* [WHAT THIS TASK INVOLVES]:
Repeat exactly the lines running from the first line of the data to the line containing "const sdwMinor = [5, 15, 25, 35];", both ends included, and nothing else; drop the pictures.

+++

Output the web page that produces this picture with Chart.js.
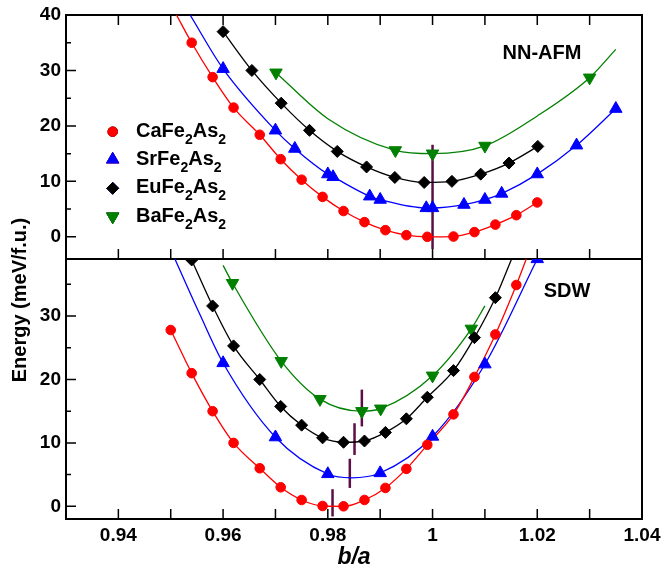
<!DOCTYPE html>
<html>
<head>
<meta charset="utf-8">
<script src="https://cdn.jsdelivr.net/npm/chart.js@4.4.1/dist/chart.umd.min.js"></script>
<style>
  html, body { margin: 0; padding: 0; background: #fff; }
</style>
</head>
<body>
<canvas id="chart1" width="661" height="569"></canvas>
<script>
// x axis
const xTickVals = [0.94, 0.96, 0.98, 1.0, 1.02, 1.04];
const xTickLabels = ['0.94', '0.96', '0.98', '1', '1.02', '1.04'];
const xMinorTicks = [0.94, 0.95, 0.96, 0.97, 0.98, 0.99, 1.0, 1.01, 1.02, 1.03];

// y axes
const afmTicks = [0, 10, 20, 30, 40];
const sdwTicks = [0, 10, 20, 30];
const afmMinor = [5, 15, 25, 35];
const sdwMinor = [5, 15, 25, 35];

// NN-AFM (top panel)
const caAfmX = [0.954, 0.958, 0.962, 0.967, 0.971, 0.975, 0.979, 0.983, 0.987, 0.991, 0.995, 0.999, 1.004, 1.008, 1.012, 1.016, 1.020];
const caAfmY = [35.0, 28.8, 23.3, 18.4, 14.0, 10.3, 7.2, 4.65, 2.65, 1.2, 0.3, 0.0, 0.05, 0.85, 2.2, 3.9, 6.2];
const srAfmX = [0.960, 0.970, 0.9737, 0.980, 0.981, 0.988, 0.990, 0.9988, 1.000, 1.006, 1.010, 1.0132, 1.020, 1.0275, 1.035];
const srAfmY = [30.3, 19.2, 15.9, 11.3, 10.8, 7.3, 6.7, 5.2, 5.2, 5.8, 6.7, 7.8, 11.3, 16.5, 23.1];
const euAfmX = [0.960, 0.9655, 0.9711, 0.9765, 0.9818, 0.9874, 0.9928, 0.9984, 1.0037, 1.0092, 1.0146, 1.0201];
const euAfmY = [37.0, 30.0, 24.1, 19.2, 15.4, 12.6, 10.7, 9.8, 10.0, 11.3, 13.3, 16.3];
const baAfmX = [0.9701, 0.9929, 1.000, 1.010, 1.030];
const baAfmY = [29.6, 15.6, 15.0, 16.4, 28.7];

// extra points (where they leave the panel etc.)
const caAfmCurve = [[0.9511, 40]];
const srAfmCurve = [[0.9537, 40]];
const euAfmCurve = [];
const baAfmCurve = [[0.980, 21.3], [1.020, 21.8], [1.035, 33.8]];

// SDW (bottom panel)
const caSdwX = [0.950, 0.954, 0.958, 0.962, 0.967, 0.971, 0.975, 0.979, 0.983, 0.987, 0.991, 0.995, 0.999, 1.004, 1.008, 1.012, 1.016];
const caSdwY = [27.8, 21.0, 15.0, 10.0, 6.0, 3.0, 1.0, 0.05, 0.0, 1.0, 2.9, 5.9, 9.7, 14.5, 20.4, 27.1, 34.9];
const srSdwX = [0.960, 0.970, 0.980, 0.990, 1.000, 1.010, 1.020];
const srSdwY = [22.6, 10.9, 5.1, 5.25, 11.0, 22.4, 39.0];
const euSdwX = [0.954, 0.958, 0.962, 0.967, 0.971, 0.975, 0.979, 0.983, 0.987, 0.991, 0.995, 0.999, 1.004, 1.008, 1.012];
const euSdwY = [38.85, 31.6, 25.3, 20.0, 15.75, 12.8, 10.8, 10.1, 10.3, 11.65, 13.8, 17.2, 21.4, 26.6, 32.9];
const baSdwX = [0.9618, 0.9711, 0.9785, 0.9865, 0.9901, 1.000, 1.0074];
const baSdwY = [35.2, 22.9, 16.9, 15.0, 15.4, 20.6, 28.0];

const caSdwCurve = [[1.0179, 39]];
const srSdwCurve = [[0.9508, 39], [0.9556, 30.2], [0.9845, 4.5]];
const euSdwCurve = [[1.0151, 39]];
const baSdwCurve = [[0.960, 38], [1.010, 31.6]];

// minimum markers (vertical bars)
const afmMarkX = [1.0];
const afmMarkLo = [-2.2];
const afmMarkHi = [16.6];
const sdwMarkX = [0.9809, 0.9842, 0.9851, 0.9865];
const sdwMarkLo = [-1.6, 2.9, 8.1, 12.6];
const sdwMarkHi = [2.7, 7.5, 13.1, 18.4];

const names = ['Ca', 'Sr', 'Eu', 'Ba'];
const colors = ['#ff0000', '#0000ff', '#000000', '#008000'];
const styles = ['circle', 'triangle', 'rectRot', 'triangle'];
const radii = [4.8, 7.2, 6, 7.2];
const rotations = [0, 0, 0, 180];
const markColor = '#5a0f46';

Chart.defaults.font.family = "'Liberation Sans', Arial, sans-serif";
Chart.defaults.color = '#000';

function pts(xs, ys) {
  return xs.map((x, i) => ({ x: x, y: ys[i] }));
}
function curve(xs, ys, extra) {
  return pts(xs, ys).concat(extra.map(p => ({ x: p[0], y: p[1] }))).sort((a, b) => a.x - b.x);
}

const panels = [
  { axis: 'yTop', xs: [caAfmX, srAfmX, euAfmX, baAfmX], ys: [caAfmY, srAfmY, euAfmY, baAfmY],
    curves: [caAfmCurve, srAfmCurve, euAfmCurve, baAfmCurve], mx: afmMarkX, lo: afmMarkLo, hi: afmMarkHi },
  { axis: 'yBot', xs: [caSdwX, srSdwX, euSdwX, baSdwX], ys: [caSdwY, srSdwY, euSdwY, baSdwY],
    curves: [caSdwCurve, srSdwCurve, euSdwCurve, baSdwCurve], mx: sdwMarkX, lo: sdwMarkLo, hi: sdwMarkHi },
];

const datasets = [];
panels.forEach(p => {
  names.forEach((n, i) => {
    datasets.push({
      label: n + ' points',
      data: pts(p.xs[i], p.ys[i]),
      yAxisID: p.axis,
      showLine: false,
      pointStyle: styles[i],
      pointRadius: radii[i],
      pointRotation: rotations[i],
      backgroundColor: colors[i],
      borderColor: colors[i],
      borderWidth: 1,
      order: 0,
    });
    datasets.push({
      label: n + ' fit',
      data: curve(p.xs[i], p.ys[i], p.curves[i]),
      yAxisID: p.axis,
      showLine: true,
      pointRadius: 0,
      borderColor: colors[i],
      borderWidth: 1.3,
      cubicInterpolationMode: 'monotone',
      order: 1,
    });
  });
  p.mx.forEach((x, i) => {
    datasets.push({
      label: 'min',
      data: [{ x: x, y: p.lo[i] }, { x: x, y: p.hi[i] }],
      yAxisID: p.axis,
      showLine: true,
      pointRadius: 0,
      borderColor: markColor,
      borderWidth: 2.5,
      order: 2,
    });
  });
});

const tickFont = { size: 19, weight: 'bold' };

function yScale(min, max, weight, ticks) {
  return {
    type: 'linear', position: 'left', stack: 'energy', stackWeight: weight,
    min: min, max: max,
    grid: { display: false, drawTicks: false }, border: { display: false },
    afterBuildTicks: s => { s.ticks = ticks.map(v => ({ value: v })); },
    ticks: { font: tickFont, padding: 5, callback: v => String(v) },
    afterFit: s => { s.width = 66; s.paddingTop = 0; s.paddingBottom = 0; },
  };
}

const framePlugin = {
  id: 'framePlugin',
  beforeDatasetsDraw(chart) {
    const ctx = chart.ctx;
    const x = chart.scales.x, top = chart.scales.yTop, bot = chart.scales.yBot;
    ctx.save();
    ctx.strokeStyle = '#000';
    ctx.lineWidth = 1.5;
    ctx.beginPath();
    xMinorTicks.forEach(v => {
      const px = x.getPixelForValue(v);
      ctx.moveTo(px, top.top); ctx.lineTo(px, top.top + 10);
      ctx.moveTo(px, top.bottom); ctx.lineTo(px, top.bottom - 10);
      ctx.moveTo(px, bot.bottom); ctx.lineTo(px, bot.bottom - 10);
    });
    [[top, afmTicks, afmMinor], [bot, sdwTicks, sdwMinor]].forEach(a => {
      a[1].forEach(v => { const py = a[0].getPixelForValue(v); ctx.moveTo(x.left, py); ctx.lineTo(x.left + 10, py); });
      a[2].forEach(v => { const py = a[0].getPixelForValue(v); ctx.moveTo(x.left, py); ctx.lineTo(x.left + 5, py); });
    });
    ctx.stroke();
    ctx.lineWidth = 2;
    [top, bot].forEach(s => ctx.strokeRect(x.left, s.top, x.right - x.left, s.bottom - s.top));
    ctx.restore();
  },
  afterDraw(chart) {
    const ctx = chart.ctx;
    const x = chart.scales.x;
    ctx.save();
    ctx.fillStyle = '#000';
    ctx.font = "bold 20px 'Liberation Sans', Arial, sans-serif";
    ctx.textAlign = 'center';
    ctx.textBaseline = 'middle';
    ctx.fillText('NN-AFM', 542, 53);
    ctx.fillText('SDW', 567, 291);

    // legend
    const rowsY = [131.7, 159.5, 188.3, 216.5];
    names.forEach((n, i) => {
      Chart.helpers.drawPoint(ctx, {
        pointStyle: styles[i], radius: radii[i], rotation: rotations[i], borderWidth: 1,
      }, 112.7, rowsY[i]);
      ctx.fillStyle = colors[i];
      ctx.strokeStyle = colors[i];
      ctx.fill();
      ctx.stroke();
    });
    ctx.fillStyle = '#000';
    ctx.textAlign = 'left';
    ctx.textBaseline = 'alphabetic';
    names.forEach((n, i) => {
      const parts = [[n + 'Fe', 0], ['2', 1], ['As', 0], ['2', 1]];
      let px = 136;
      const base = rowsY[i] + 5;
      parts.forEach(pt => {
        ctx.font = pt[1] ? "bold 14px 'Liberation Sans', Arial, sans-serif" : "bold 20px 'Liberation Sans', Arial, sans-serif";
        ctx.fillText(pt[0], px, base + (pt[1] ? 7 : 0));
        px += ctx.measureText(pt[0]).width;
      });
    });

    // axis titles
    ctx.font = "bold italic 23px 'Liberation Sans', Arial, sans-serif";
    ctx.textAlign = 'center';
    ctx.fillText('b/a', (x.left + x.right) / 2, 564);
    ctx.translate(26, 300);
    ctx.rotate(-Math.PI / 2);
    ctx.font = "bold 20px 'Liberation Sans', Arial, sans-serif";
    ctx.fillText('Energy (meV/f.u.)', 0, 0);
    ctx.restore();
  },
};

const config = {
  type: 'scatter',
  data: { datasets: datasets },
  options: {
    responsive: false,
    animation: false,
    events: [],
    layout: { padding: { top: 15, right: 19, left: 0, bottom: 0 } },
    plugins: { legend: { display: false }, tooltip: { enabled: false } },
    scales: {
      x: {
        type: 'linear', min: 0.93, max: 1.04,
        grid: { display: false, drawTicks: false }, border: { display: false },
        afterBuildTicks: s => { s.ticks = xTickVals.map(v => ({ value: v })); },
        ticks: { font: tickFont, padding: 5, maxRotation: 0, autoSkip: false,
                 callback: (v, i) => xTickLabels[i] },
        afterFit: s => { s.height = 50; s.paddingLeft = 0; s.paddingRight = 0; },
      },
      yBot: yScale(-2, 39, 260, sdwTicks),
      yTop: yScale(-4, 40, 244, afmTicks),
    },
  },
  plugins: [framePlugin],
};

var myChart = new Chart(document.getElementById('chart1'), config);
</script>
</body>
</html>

+++

* [SOLUTION TO THIS PROBLEM]:
Output the web page that produces this picture with Chart.js.
<!DOCTYPE html>
<html>
<head>
<meta charset="utf-8">
<script src="https://cdn.jsdelivr.net/npm/chart.js@4.4.1/dist/chart.umd.min.js"></script>
<style>
  html, body { margin: 0; padding: 0; background: #fff; }
</style>
</head>
<body>
<canvas id="chart1" width="661" height="569"></canvas>
<script>
// x axis
const xTickVals = [0.94, 0.96, 0.98, 1.0, 1.02, 1.04];
const xTickLabels = ['0.94', '0.96', '0.98', '1', '1.02', '1.04'];
const xMinorTicks = [0.94, 0.95, 0.96, 0.97, 0.98, 0.99, 1.0, 1.01, 1.02, 1.03];

// y axes
const afmTicks = [0, 10, 20, 30, 40];
const sdwTicks = [0, 10, 20, 30];
const afmMinor = [5, 15, 25, 35];
const sdwMinor = [5, 15, 25, 35];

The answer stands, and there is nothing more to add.